NEW YORK — Major League Baseball reversed its long-standing opposition to instant replay and will allow umpires to check video on home run calls in series that start Thursday.

The start date comes nearly 10 months after general managers voted 25-5 to use the technology, and following MLB agreements with the unions for umpires and for players.

“I believe that the extraordinary technology that we now have merits the use of instant replay on a very limited basis,” commissioner Bud Selig said. “The system we have in place will ensure that the proper call is made on home run balls and will not cause a significant delay to the game.”

Three series are scheduled to start Thursday, with Philadelphia at the Chicago Cubs, Minnesota at Oakland, and Texas at the Los Angeles Angels. For other games, replays will be available to umpires starting Friday.

For now, video will be used only on so-called “boundary calls,” such as determining whether fly balls went over the fence, whether potential home runs were fair or foul and whether there was fan interference on potential home runs.

Selig, who opposed replay in the past, said he won’t allow its use to expand to additional types of calls.

“ My opposition to unlimited instant replay is still very much in play,” Selig said. “I really think that the game has prospered for well over a century now doing things the way we did it.”

Video from all broadcast feeds will be collected at the office of Major League Baseball Advanced Media in New York, where it will be monitored by a technician and either an umpire supervisor or a retired umpire.

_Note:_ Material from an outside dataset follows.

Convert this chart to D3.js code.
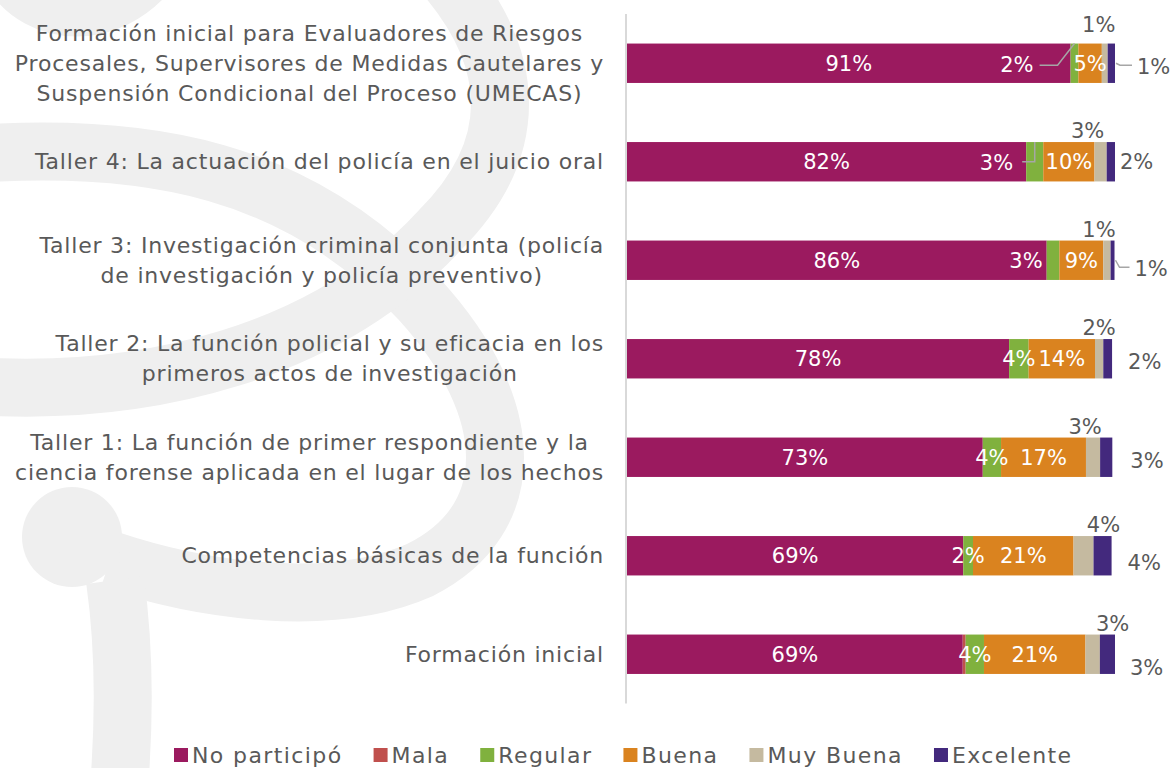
<!DOCTYPE html>
<html>
<head>
<meta charset="utf-8">
<script src="https://cdn.jsdelivr.net/npm/d3@7"></script>
<style>
  body { margin: 0; background: #fff; }
  svg text { font-family: "DejaVu Sans", sans-serif; }
</style>
</head>
<body>
<div id="chart-area"></div>
<script>
// categories (top to bottom), each split in the lines shown
var categories = [
	["Formación inicial para Evaluadores de Riesgos", "Procesales, Supervisores de Medidas Cautelares y", "Suspensión Condicional del Proceso (UMECAS)"],
	["Taller 4: La actuación del policía en el juicio oral"],
	["Taller 3: Investigación criminal conjunta (policía", "de investigación y policía preventivo)"],
	["Taller 2: La función policial y su eficacia en los", "primeros actos de investigación"],
	["Taller 1: La función de primer respondiente y la", "ciencia forense aplicada en el lugar de los hechos"],
	["Competencias básicas de la función"],
	["Formación inicial"]
];
var series = ["No participó", "Mala", "Regular", "Buena", "Muy Buena", "Excelente"];
var colors = ["#9b1a5f", "#c0504d", "#80b13e", "#da831f", "#c5baa0", "#43297d"];

// segment values (%)
var noParticipo = [90.9, 81.8, 86.0, 78.3, 72.9, 68.9, 68.8];
var mala        = [0, 0, 0, 0, 0, 0, 0.6];
var regular     = [1.6, 3.5, 2.6, 4.0, 3.75, 2.0, 3.75];
var buena       = [4.8, 10.5, 9.0, 13.6, 17.4, 20.6, 20.8];
var muyBuena    = [1.2, 2.5, 1.5, 1.7, 2.9, 4.1, 2.95];
var excelente   = [1.5, 1.7, 0.8, 1.8, 2.5, 3.7, 3.1];

// labels as printed on the chart
var npLabels   = ["91%", "82%", "86%", "78%", "73%", "69%", "69%"];
var regLabels  = ["2%", "3%", "3%", "4%", "4%", "2%", "4%"];
var buenaLabels = ["5%", "10%", "9%", "14%", "17%", "21%", "21%"];
var mbLabels   = ["1%", "3%", "1%", "2%", "3%", "4%", "3%"];
var exLabels   = ["1%", "2%", "1%", "2%", "3%", "4%", "3%"];

// label placement tweaks (layout only)
var regMode = ["leader", "leader", "left", "center", "center", "center", "center"];
var mbShift = [-6, -13, -8, 0, -8, 20, 20];
var exShift = [[22, 3, true], [5, 0, false], [20, 8, true], [16, 3, false], [18, 3, false], [16, 7, false], [15, 13, false]];

var width = 1171, height = 768;
var textGrey = "#595959";
var fs = 22;

var svg = d3.select("#chart-area").append("svg")
	.attr("width", width)
	.attr("height", height);

// watermark in the background
var wm = svg.append("g")
	.attr("fill", "none")
	.attr("stroke", "#efefef")
	.attr("stroke-width", 58);
wm.append("path").attr("d", "M -40 155 C 150 140, 300 170, 420 300 C 520 410, 520 520, 420 570 C 330 610, 200 590, 110 560");
wm.append("path").attr("d", "M -40 385 C 150 400, 330 350, 440 230 C 520 150, 520 60, 440 -30");
wm.append("path").attr("d", "M 115 580 C 125 650, 125 720, 118 800");
wm.append("path").attr("d", "M 10 -30 C 40 20, 110 20, 150 -30");
wm.append("circle").attr("cx", 72).attr("cy", 537).attr("r", 50).attr("fill", "#efefef").attr("stroke", "none");

var rows = categories.map(function(c, i){
	return {
		i: i,
		"No participó": noParticipo[i],
		"Mala": mala[i],
		"Regular": regular[i],
		"Buena": buena[i],
		"Muy Buena": muyBuena[i],
		"Excelente": excelente[i]
	};
});

var x = d3.scaleLinear().domain([0, 100]).range([627, 1115]);
var y = d3.scaleBand()
	.domain(d3.range(categories.length))
	.range([14, 703.5])
	.paddingInner(0.6)
	.paddingOuter(0.3);

var stacked = d3.stack().keys(series)(rows);

// category axis line
svg.append("line")
	.attr("x1", 626).attr("x2", 626)
	.attr("y1", 14).attr("y2", 703.5)
	.attr("stroke", "#d9d9d9")
	.attr("stroke-width", 2);

// bars
svg.selectAll("g.layer")
	.data(stacked)
	.enter().append("g")
		.attr("class", "layer")
		.attr("fill", function(d, i){ return colors[i]; })
	.selectAll("rect")
	.data(function(d){ return d; })
	.enter().append("rect")
		.attr("x", function(d){ return x(d[0]); })
		.attr("y", function(d, i){ return y(i); })
		.attr("width", function(d){ return x(d[1]) - x(d[0]); })
		.attr("height", y.bandwidth());

// category labels: block right aligned, lines centred within block
var lineH = 30;
categories.forEach(function(lines, i){
	var cy = y(i) + y.bandwidth() / 2;
	var g = svg.append("g");
	var texts = lines.map(function(l, k){
		return g.append("text")
			.attr("y", cy + (k - (lines.length - 1) / 2) * lineH)
			.attr("dy", "0.35em")
			.attr("text-anchor", "middle")
			.attr("font-size", fs)
			.attr("letter-spacing", 0.8)
			.attr("fill", textGrey)
			.text(l);
	});
	var maxW = d3.max(texts, function(t){ return t.node().getComputedTextLength(); });
	texts.forEach(function(t){ t.attr("x", 604 - maxW / 2); });
});

var labels = svg.append("g").attr("font-size", 21);
var leaderColor = "#a6a6a6";

rows.forEach(function(r, i){
	var top = y(i), cy = top + y.bandwidth() / 2;
	var s = function(k){ return stacked[series.indexOf(k)][i]; };

	// No participó
	var np = s("No participó");
	labels.append("text")
		.attr("x", (x(np[0]) + x(np[1])) / 2).attr("y", cy).attr("dy", "0.35em")
		.attr("text-anchor", "middle").attr("fill", "#fff")
		.text(npLabels[i]);

	// Regular
	var rg = s("Regular");
	if (regMode[i] === "center") {
		labels.append("text")
			.attr("x", (x(rg[0]) + x(rg[1])) / 2).attr("y", cy).attr("dy", "0.35em")
			.attr("text-anchor", "middle").attr("fill", "#fff")
			.text(regLabels[i]);
	} else if (regMode[i] === "left") {
		labels.append("text")
			.attr("x", x(rg[0]) - 4).attr("y", cy).attr("dy", "0.35em")
			.attr("text-anchor", "end").attr("fill", "#fff")
			.text(regLabels[i]);
	} else {
		var gap = i === 0 ? 37 : 13;
		var tx = x(rg[0]) - gap;
		labels.append("text")
			.attr("x", tx).attr("y", cy + 1).attr("dy", "0.35em")
			.attr("text-anchor", "end").attr("fill", "#fff")
			.text(regLabels[i]);
		var gx = (x(rg[0]) + x(rg[1])) / 2;
		var pts = i === 0
			? [[tx + 6, cy + 2], [tx + 24, cy + 2], [gx, top]]
			: [[tx + 9, cy], [gx, cy], [gx, top]];
		labels.append("path")
			.attr("d", d3.line()(pts))
			.attr("fill", "none").attr("stroke", leaderColor).attr("stroke-width", 1.5);
	}

	// Buena
	var bu = s("Buena");
	labels.append("text")
		.attr("x", (x(bu[0]) + x(bu[1])) / 2).attr("y", cy).attr("dy", "0.35em")
		.attr("text-anchor", "middle").attr("fill", "#fff")
		.text(buenaLabels[i]);

	// Muy Buena, above the bar
	var mb = s("Muy Buena");
	labels.append("text")
		.attr("x", (x(mb[0]) + x(mb[1])) / 2 + mbShift[i])
		.attr("y", top - (i === 0 ? 12 : 4))
		.attr("text-anchor", "middle").attr("fill", textGrey)
		.text(mbLabels[i]);

	// Excelente, right of the bar
	var ex = s("Excelente");
	var ex1 = x(ex[1]);
	var sh = exShift[i];
	labels.append("text")
		.attr("x", ex1 + sh[0]).attr("y", cy + sh[1]).attr("dy", "0.35em")
		.attr("text-anchor", "start").attr("fill", textGrey)
		.text(exLabels[i]);
	if (sh[2]) {
		labels.append("path")
			.attr("d", d3.line()([[ex1 + 1, cy], [ex1 + 5, cy + sh[1] - 1], [ex1 + sh[0] - 5, cy + sh[1] - 1]]))
			.attr("fill", "none").attr("stroke", leaderColor).attr("stroke-width", 1.5);
	}
});

// legend
var legend = svg.append("g").attr("font-size", fs).attr("letter-spacing", 1.4);
var lx = 174;
series.forEach(function(name, i){
	legend.append("rect")
		.attr("x", lx).attr("y", 748)
		.attr("width", 14).attr("height", 14)
		.attr("fill", colors[i]);
	var t = legend.append("text")
		.attr("x", lx + 18).attr("y", 755).attr("dy", "0.35em")
		.attr("fill", textGrey)
		.text(name);
	lx += 18 + t.node().getComputedTextLength() + 31;
});
</script>
</body>
</html>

If the crew chief at a game decides replay needs to be checked, umpires will leave the field, technicians at MLBAM will show umpires the video and the crew chief will make the call, overturning the original decision only if there is “clear and convincing evidence.”

Leaving the dugout to argue a call following a replay will result in an automatic ejection.

Selig said the use of replays may shorten games because it might eliminate some arguments.

“While the use of instant replay is an experiment, we hope that over the balance of this season it will prove to be a success,” players’ union head Donald Fehr said.

The players’ association agreed to replay for the balance of the season but retained the right, through Dec. 10, to ask for additional bargaining for future years. If players waive thar right, the replay agreement will run through 2011.

Baseball had been the last holdout among the major professional sports in the United States. Replays were first used in the NFL in 1986.

In the NHL, video review has been in place since the 1991-92 season to check whether the puck crossed the goal line completely, went in before time expired or the net was dislodged, and wasn’t kicked or batted in intentionally.

In the NBA, replays have been viewed since the 2002-3 season to decide whether players got off shots before time expired and since last season to aid decisions following altercations and flagrant fouls. In grand slam tennis tournaments, a Hawk-Eye system has been used to decide close line calls since the 2006 U.S. Open.

International soccer has refused to embrace aiding referees, with FIFA’s International Football Association Board voting last March to stop all experiments with technology that could determine whether balls cross goal lines.